Scott Parkinson has collected valuable credentials during his tenure working for three U.S. senators and as the executive director of the Republican Study Committee. In 2018, Scott was then-Rep. Ron DeSantis’ chief of staff while DeSantis won the gubernatorial race in Florida. Following a stint on the transition team, Scott joined the Club for Growth, a leading conservative organization, as vice president of government affairs. 

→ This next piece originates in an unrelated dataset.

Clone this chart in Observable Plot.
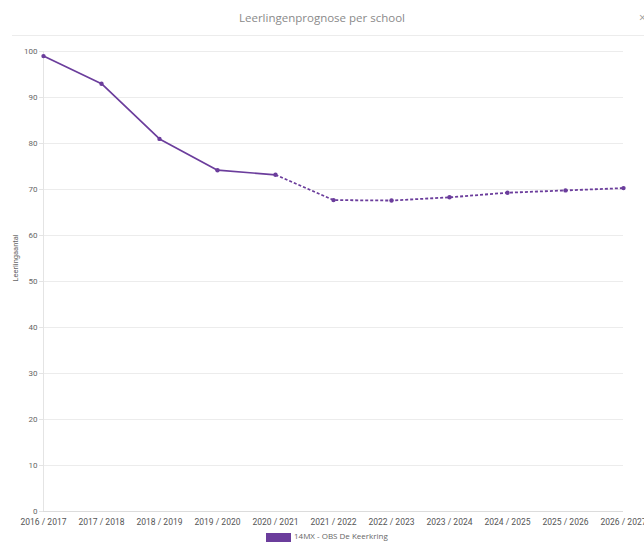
<!DOCTYPE html>
<html>
<head>
<meta charset="utf-8">
<script src="https://cdn.jsdelivr.net/npm/d3@7"></script>
<script src="https://cdn.jsdelivr.net/npm/@observablehq/plot@0.6"></script>
<style>
  html, body { margin: 0; padding: 0; background: #fff; width: 644px; height: 542px; overflow: hidden; }
  #title { position: relative; height: 35px; border-bottom: 1px solid #ececec; margin-left: 12px;
           font-family: "Open Sans", sans-serif; font-size: 11.5px; color: #8a8a8a; }
  #title .t { position: absolute; left: 0; right: 0; top: 10px; text-align: center; margin-left: -12px; }
  #title .x { position: absolute; left: 627px; top: 9px; color: #999; font-size: 12px; }
  #chart svg { display: block; overflow: visible; }
  #legend { position: relative; height: 10px; font-family: "Open Sans", sans-serif; font-size: 8px; color: #666; }
  #legend .sw { position: absolute; left: 266px; top: 1px; width: 25px; height: 9px; }
  #legend .lt { position: absolute; left: 294px; top: -2px; white-space: nowrap; }
</style>
</head>
<body>
<div id="title"><div class="t">Leerlingenprognose per school</div><div class="x">×</div></div>
<div id="chart"></div>
<div id="legend"><div class="sw"></div><div class="lt"></div></div>
<script>
const years = ["2016 / 2017","2017 / 2018","2018 / 2019","2019 / 2020","2020 / 2021","2021 / 2022","2022 / 2023","2023 / 2024","2024 / 2025","2025 / 2026","2026 / 2027"];
const actual = [99, 93, 81, 74.2, 73.2];
const forecast = [73.2, 67.7, 67.6, 68.3, 69.3, 69.8, 70.3];
const yTicks = [0,10,20,30,40,50,60,70,80,90,100];
const seriesName = "14MX - OBS De Keerkring";
const color = "#6b3d9c";

const actualData = actual.map((v, i) => ({year: years[i], value: v}));
const forecastData = forecast.map((v, i) => ({year: years[i + 4], value: v}));
const allData = actualData.concat(forecastData.slice(1));

document.querySelector("#legend .sw").style.background = color;
document.querySelector("#legend .lt").textContent = seriesName;

const chart = Plot.plot({
  width: 644,
  height: 496,
  marginLeft: 43,
  marginRight: 21,
  marginTop: 15,
  marginBottom: 21,
  style: {fontFamily: "Roboto, sans-serif", fontSize: "8px", color: "#666", background: "transparent"},
  x: {type: "point", domain: years, padding: 0},
  y: {domain: [0, 100]},
  marks: [
    Plot.gridY(yTicks, {stroke: "#ececec", strokeOpacity: 1}),
    Plot.axisY(yTicks, {tickSize: 4, stroke: "#e4e4e4", tickPadding: 2, label: null, fontSize: 8, fill: "#666"}),
    Plot.ruleY([0], {stroke: "#dcdcdc"}),
    Plot.ruleX([years[0]], {stroke: "#e4e4e4"}),
    Plot.axisX({tickSize: 0, tickPadding: 7, label: null, fontSize: 8.5, fill: "#555"}),
    Plot.text(["Leerlingaantal"], {frameAnchor: "left", dx: -28, rotate: -90, fontSize: 7.5, fill: "#666"}),
    Plot.line(actualData, {x: "year", y: "value", stroke: color, strokeWidth: 1.7}),
    Plot.line(forecastData, {x: "year", y: "value", stroke: color, strokeWidth: 1.8, strokeDasharray: "3,2", strokeLinecap: "butt"}),
    Plot.dot(allData, {x: "year", y: "value", fill: color, r: 2.2})
  ]
});
document.getElementById("chart").appendChild(chart);
</script>
</body>
</html>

“Parkinson has done just fine with fundraising, but also has a huge number of key endorsements from national GOP figures,” Richard said, referring to Sen. Ted Cruz, R-Tx., Sen. Mike Lee, R-UT, Rep. Bob Good, R-Campbell County, and Citizens United. “There has been no polling yet, but it looks like Parkinson is a party and Freedom Caucus favorite,” Richards said. 

Chuck Smith.
Chuck Smith

North Carolina native Chuck Smith spent many of his formative years divided between law school and the  U.S. Navy’s Judge Advocate General (JAG) student program. During this 20-year naval career, he served as a prosecutor, defense counsel, and as a special assistant to a U.S. attorney — including a stint in Roanoke. In 2012, Smith sought the Republican nomination in Virginia’s 3rd Congressional District but withdrew before the primary. In 2021, he was an unsuccessful candidate for the party’s nomination for attorney general.

Ron Vitiello, a former chief of the U.S. Border Patrol, ended his candidacy last month.